Cooperative recursion is in some ways more complicated, but it is intended as a very much advanced under-the-hood feature. I'd like to find a way to make it a little easier without moving to an OO paradigm or rushing work that we should be doing in coordination with OpenAPI post-3.1.

awwright commented 4 years ago

@handrews Sure, I guess. I was hoping to get a proof-of-concept out the door sooner than I am. Then I could experiment more, "oh this works... this doesn't... I understand what's going on here" I think that's the first order of business in either of these issues. (Full disclosure, that's the next thing I'm working on in my implementation and I'm stuck on it.)

handrews commented 4 years ago

@awwright I'm not sure what you mean about a proof of concept for the other issue, two people have implemented the current version and said that that proposal would work fine in their implementation.

What more proof are you asking for for #909? I'm trying to make sure I'm not steamrolling over a real problem here, and this draft has a constraint of matching the next OAS release, which is hitting RC1 as early as today. So we can't just mess around with this on our own schedule, and I've devoted most of my JSON Schema time to this discussion this week, which means I've made zero progress on the long and growing set of issues that need to be finished for the draft.

We need to be wrapping up this draft, not opening it up, right now.
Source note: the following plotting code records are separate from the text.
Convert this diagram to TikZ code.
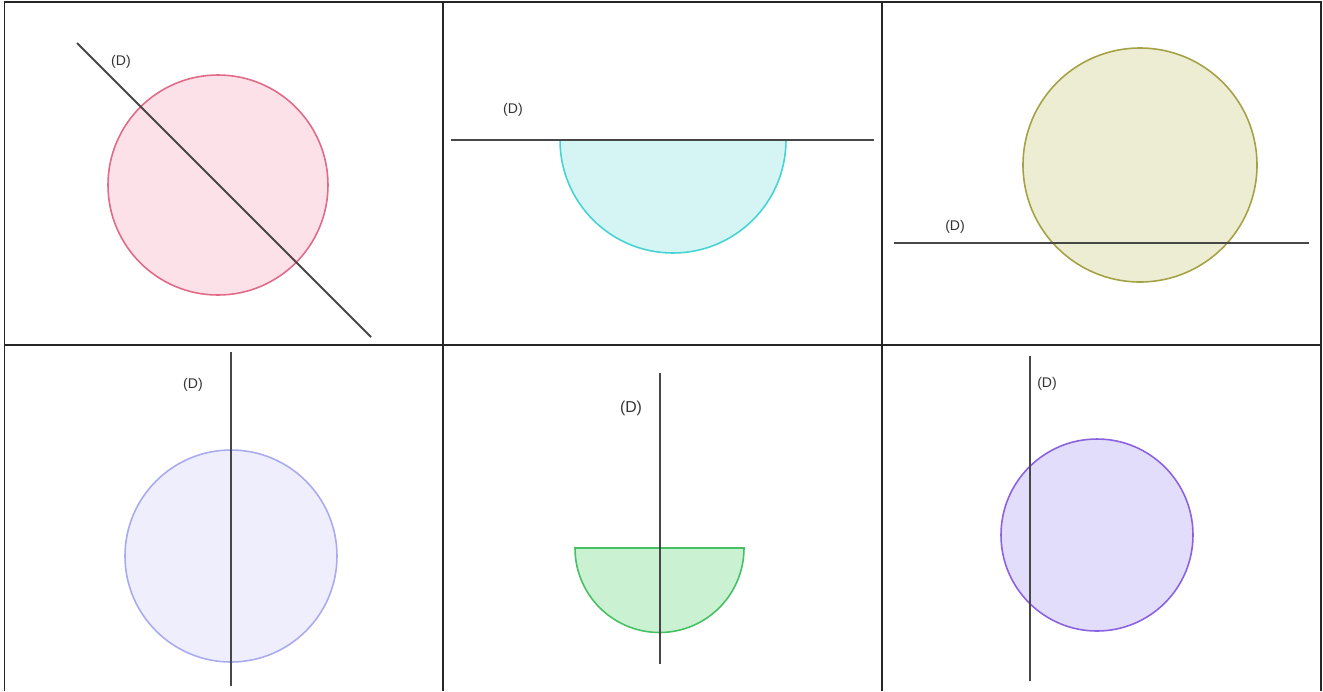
\documentclass[tikz,border=0pt]{standalone}
\usepackage{fontspec}
\setmainfont{Liberation Sans}
\begin{document}
\begin{tikzpicture}[x=0.02cm,y=-0.02cm,
  grid/.style={line width=1.1pt,black!85},
  dline/.style={line width=1.2pt,black!72},
  figshape/.style={line width=0.9pt},
  lbl/.style={font=\fontsize{8}{9.5}\selectfont,inner sep=0pt,text=black!80}]
\useasboundingbox (0,0) rectangle (1323,691);
\definecolor{pinkF}{HTML}{FDE1E8}\definecolor{pinkD}{HTML}{E06A88}
\definecolor{cyanF}{HTML}{D5F5F5}\definecolor{cyanD}{HTML}{45D3D3}
\definecolor{oliveF}{HTML}{EDEDD4}\definecolor{oliveD}{HTML}{A4A244}
\definecolor{lavF}{HTML}{EEEEFC}\definecolor{lavD}{HTML}{AAAAEE}
\definecolor{greenF}{HTML}{CBF1D3}\definecolor{greenD}{HTML}{45C063}
\definecolor{purF}{HTML}{E3DDFC}\definecolor{purD}{HTML}{8A62E0}
% grid
\draw[grid] (4.5,691) -- (4.5,2) -- (1321,2) -- (1321,691);
\draw[grid] (4.5,345) -- (1321,345);
\draw[grid] (443,2) -- (443,691);
\draw[grid] (882,2) -- (882,691);
% cell 1
\filldraw[figshape,fill=pinkF,draw=pinkD] (218,185) circle (110);
\coordinate (a1) at (77,43); \coordinate (b1) at (371,337);
\draw[dline] (a1) -- (b1);
\node[lbl] (l1) at (121,62) {(D)};
% cell 2
\filldraw[figshape,fill=cyanF,draw=cyanD] (560,140) arc[start angle=180,end angle=0,radius=113];
\coordinate (a2) at (451,140); \coordinate (b2) at (874,140);
\draw[dline] (a2) -- (b2);
\node[lbl] (l2) at (513,110) {(D)};
% cell 3
\filldraw[figshape,fill=oliveF,draw=oliveD] (1140,165) circle (117);
\coordinate (a3) at (894,243); \coordinate (b3) at (1309,243);
\draw[dline] (a3) -- (b3);
\node[lbl] (l3) at (955,227) {(D)};
% cell 4
\filldraw[figshape,fill=lavF,draw=lavD] (231,556) circle (106);
\coordinate (a4) at (231,352); \coordinate (b4) at (231,686);
\draw[dline] (a4) -- (b4);
\node[lbl] (l4) at (193,385) {(D)};
% cell 5
\filldraw[figshape,fill=greenF,draw=greenD] (575,548) arc[start angle=180,end angle=0,radius=84.5] -- cycle;
\coordinate (a5) at (660,373); \coordinate (b5) at (660,664);
\draw[dline] (a5) -- (b5);
\node[lbl,font=\fontsize{9}{11}\selectfont] (l5) at (631,408) {(D)};
% cell 6
\filldraw[figshape,fill=purF,draw=purD] (1097,535) circle (96);
\coordinate (a6) at (1030,356); \coordinate (b6) at (1030,681);
\draw[dline] (a6) -- (b6);
\node[lbl] (l6) at (1047,384) {(D)};
\end{tikzpicture}
\end{document}
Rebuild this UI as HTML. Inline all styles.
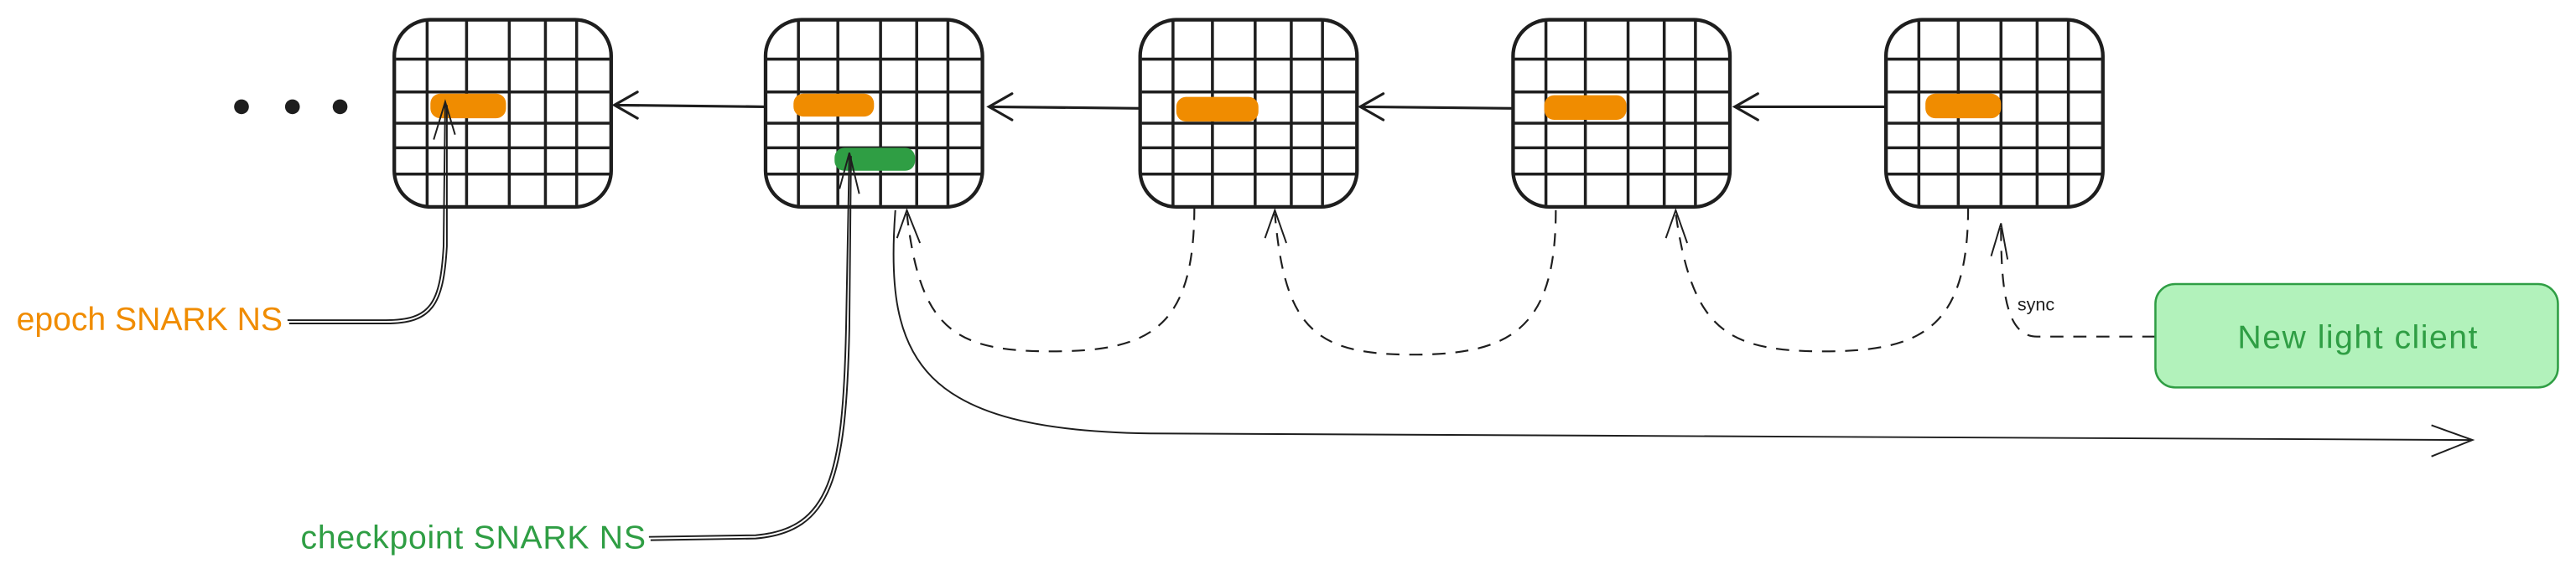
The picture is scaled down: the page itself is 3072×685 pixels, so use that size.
<!DOCTYPE html>
<html><head><meta charset="utf-8"><style>html,body{margin:0;padding:0;background:#fff}svg{display:block}</style></head>
<body>
<svg width="3072" height="685" viewBox="0 0 1568 349.6" xmlns="http://www.w3.org/2000/svg">
<defs>
<g id="grid">
 <rect x="0" y="0" width="132" height="114" rx="22" fill="#fff" stroke="#1e1e1e" stroke-width="2.2"/>
 <g stroke="#1e1e1e" stroke-width="1.8">
  <line x1="20" y1="1" x2="20" y2="113"/><line x1="44" y1="1" x2="44" y2="113"/>
  <line x1="70" y1="1" x2="70" y2="113"/><line x1="92" y1="1" x2="92" y2="113"/>
  <line x1="111" y1="1" x2="111" y2="113"/>
  <line x1="1" y1="24" x2="131" y2="24"/><line x1="1" y1="44" x2="131" y2="44"/>
  <line x1="1" y1="63" x2="131" y2="63"/><line x1="1" y1="78" x2="131" y2="78"/>
  <line x1="1" y1="94" x2="131" y2="94"/>
 </g>
</g>
</defs>
<circle cx="147" cy="65" r="4.5" fill="#1e1e1e"/>
<circle cx="178" cy="65" r="4.5" fill="#1e1e1e"/>
<circle cx="207" cy="65" r="4.5" fill="#1e1e1e"/>
<use href="#grid" x="240" y="12"/>
<use href="#grid" x="466" y="12"/>
<use href="#grid" x="694" y="12"/>
<use href="#grid" x="921" y="12"/>
<use href="#grid" x="1148" y="12"/>
<g fill="#f08c00">
 <rect x="262" y="57" width="46" height="15" rx="6"/>
 <rect x="483" y="57" width="49" height="14" rx="6"/>
 <rect x="716" y="59" width="50" height="15" rx="6"/>
 <rect x="940" y="58" width="50" height="15" rx="6"/>
 <rect x="1172" y="57" width="46" height="15" rx="6"/>
</g>
<rect x="508" y="90" width="49" height="14" rx="6" fill="#2f9e44"/>
<g stroke="#1e1e1e" stroke-width="1.6" fill="none" stroke-linecap="round">
 <path d="M466,65 L374,64 M388,56 L374,64 L388,72"/>
 <path d="M694,66 L602,65 M616,57 L602,65 L616,73"/>
 <path d="M921,66 L828,65 M842,57 L828,65 L842,73"/>
 <path d="M1148,65 L1056,65 M1070,57 L1056,65 L1070,73"/>
</g>
<g stroke="#1e1e1e" stroke-width="1.1" fill="none" stroke-dasharray="8 6">
 <path d="M727,126 C727,200 700,214 640,214 C580,214 560,200 552,130"/>
 <path d="M947,128 C947,200 920,216 860,216 C800,216 782,200 776,130"/>
 <path d="M1198,126 C1198,200 1170,214 1110,214 C1050,214 1030,200 1020,130"/>
 <path d="M1312,205 L1240,205 C1222,205 1218,180 1218,138"/>
</g>
<g stroke="#1e1e1e" stroke-width="1" fill="none">
 <path d="M546,145 L552,128 L560,148"/>
 <path d="M770,145 L776,128 L783,148"/>
 <path d="M1014,145 L1020,128 L1027,148"/>
 <path d="M1212,156 L1218,136 L1222,158"/>
 <path d="M545,128 C538,220 560,262 700,264 L1505,268 M1480,259 L1505,268 L1480,278"/>
 <path d="M175,195 L235,195 C262,195 268,185 270,150 L271,62 M264,85 L271,62 L277,82"/>
 <path d="M176,197 L235,197 C263,197 270,186 272,150 L272,64"/>
 <path d="M395,327 L460,326 C505,322 513,290 515,200 L517,93 M511,115 L517,93 L523,118"/>
 <path d="M396,329 L460,328 C507,324 515,290 517,200 L518,95"/>
</g>
<rect x="1312" y="173" width="245" height="63" rx="12" fill="#b2f2bb" stroke="#2f9e44" stroke-width="1.3"/>
<text x="1435" y="212" text-anchor="middle" font-family="Liberation Sans, sans-serif" font-size="20" fill="#2f9e44" textLength="146">New light client</text>
<text x="1228" y="189" font-family="Liberation Sans, sans-serif" font-size="11" fill="#1e1e1e">sync</text>
<text x="10" y="201" font-family="Liberation Sans, sans-serif" font-size="20" fill="#f08c00" textLength="162">epoch SNARK NS</text>
<text x="183" y="334" font-family="Liberation Sans, sans-serif" font-size="20" fill="#2f9e44" textLength="210">checkpoint SNARK NS</text>
</svg>
</body></html>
Relequestual commented 4 years ago

We need to be wrapping up this draft, not opening it up, right now. - @handrews

If we want to talk about OO type system support, that is a far larger conversation and needs to build on the work that has already been done across both the JSON Schema and OpenAPI communities. - @handrews

Yeah, I would strongly appose adding any more $ keywords, or changing behaviour like this, right now.

I'm going to leave this issue open but highlight it's low priority and not part of draft-8-patch-1 milestone, so we can focus.

I really want to put this issue on ice till draft 2020-whatever is out the door. We have at least two implementations which have working code for recursive, and it took me a few minutes to understand, but I'm super confident it makes a lot of sense.